Review

500 Years of Indigenous Resistance on Razorcake

By Steve Hart
Razorcake
November 22, 2011

The story of smallpox being introduced to Native Americans and the decimation of the First Nation people has been well-documented, but there was always something about that story that didn’t sit well with me. I’ve sat in classes with Native Americans and Hawaiians and watched them squirm in discomfort while the smallpox story makes them sound weak and unable to defend themselves. By the succumbing to smallpox, my friends felt embarrassed for their ancestors, like there was something wrong with them. This history, of course, doesn’t take into account the absolute filth the European occupiers lived in. It doesn’t mention the bizarre quasi-religious superstitions the Europeans believed in (Queen Elizabeth of England rarely bathed throughout her life)—instead, history condemns indigenous people as collateral damage.
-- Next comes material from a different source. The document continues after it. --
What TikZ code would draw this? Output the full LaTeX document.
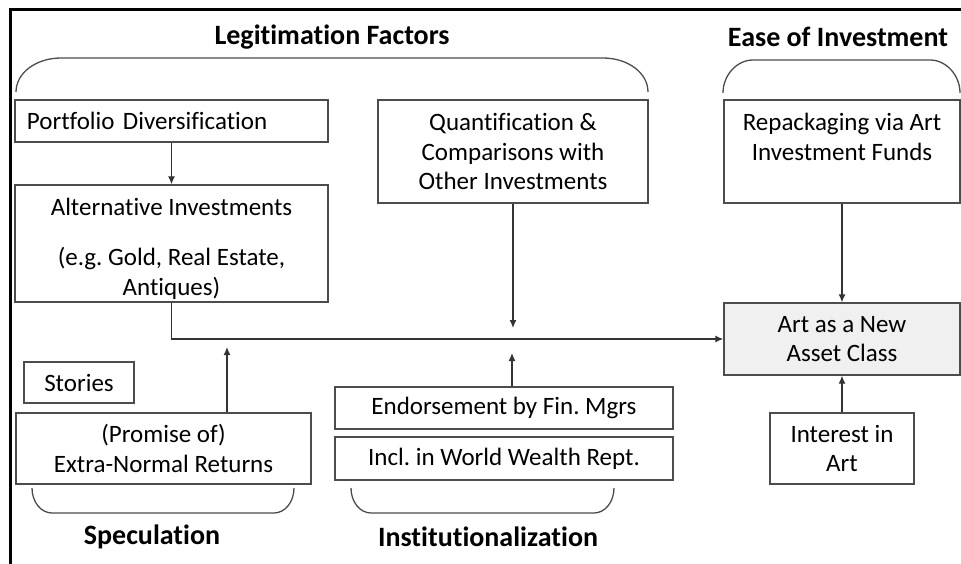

500 Years of Indigenous Resistance is an attempt to rectify this history. From 1492 to present day, indigenous people have resisted the European onslaught. Gord Hill details battles between the indigenous people and the colonizers. While civilization (in the European sense) was seen as mutually beneficial, 500 Years points out how European hegemony has been, and still is, resisted against by indigenous people from South America, Central America, and North America despite going against the machinations of civilization. I’d like to see this book used in history classes as a supplement or a contrary point of view from what is normally taught.